-- Start of DATA --

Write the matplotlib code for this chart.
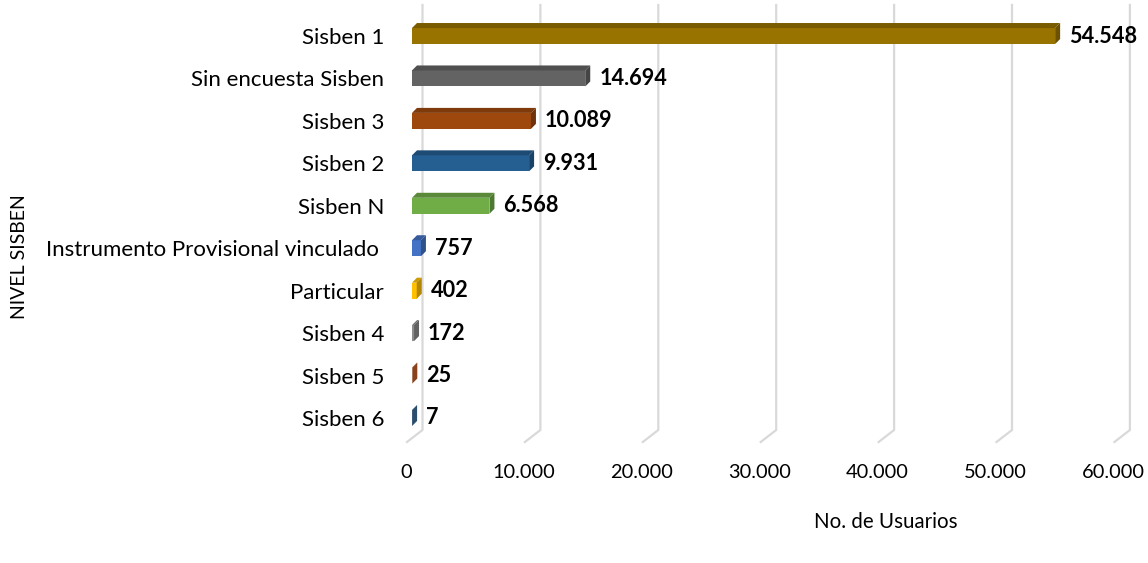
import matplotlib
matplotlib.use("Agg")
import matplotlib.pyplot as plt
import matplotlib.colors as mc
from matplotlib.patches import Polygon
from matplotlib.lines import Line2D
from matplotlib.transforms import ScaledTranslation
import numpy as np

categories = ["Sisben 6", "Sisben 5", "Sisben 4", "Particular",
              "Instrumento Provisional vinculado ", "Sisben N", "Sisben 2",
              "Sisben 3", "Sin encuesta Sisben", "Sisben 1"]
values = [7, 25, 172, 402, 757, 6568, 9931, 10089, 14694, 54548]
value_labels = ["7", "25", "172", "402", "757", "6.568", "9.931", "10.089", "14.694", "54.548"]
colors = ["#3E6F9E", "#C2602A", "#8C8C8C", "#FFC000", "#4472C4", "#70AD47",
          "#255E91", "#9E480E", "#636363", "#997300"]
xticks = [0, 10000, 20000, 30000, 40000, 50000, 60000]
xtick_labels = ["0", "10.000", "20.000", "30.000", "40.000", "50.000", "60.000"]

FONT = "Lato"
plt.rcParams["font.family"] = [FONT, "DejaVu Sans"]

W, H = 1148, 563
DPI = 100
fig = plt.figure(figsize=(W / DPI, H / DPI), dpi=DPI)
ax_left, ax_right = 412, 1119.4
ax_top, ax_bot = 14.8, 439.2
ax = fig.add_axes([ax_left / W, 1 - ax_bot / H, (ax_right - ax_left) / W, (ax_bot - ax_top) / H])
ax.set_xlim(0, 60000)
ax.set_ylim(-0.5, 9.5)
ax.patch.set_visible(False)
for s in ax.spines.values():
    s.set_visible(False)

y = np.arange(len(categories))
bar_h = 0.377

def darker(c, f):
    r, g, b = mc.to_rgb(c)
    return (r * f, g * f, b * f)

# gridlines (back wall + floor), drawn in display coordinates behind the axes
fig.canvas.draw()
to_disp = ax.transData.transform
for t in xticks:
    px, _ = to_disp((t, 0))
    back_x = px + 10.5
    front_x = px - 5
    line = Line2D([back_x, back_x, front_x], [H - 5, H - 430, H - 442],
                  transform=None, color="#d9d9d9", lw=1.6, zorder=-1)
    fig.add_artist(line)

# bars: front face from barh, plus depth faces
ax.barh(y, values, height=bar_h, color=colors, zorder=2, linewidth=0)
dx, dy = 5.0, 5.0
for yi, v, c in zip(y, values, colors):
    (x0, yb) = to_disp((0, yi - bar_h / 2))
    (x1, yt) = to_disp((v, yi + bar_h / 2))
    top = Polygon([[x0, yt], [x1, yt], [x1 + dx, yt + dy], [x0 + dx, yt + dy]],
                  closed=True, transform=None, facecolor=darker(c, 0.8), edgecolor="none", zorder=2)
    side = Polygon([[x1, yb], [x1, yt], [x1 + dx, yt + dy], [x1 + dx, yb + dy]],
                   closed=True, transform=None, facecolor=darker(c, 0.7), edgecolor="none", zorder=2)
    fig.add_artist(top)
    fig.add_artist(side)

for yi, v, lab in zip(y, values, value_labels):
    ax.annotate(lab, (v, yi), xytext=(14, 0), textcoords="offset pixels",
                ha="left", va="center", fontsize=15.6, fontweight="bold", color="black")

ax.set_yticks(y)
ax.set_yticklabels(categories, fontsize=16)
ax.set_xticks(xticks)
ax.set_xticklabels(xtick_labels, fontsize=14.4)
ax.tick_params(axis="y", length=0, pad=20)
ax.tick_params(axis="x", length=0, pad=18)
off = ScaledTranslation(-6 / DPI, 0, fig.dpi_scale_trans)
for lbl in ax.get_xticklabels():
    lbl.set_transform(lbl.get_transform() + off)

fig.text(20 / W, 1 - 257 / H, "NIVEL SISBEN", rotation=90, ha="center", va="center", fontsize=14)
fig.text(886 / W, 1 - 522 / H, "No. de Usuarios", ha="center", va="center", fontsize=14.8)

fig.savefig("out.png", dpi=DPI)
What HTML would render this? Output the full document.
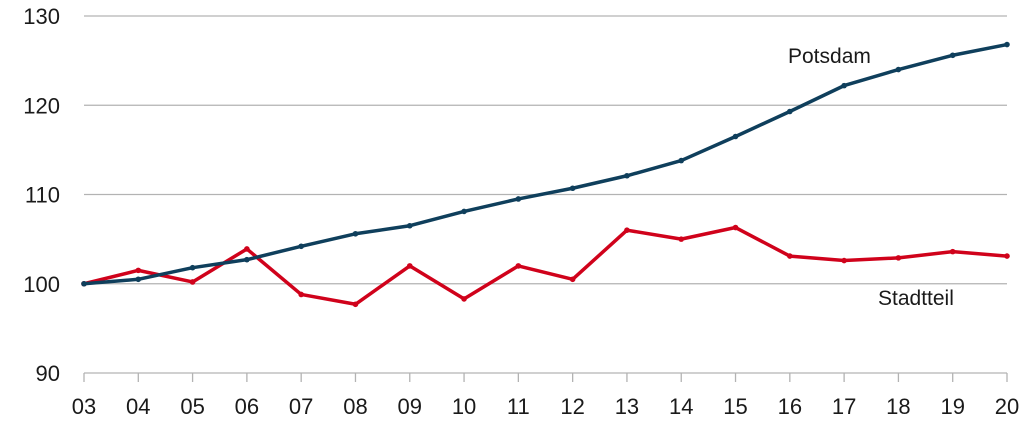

-- End of DATA --

WHAT IS ASKED: Identify all lines in the records above with the word "matplotlib".

SOLUTION TO THIS TASK:
Write the matplotlib code for this chart.
import matplotlib
matplotlib.use("Agg")
import matplotlib.pyplot as plt
import matplotlib.colors as mc
from matplotlib.patches import Polygon
from matplotlib.lines import Line2D
from matplotlib.transforms import ScaledTranslation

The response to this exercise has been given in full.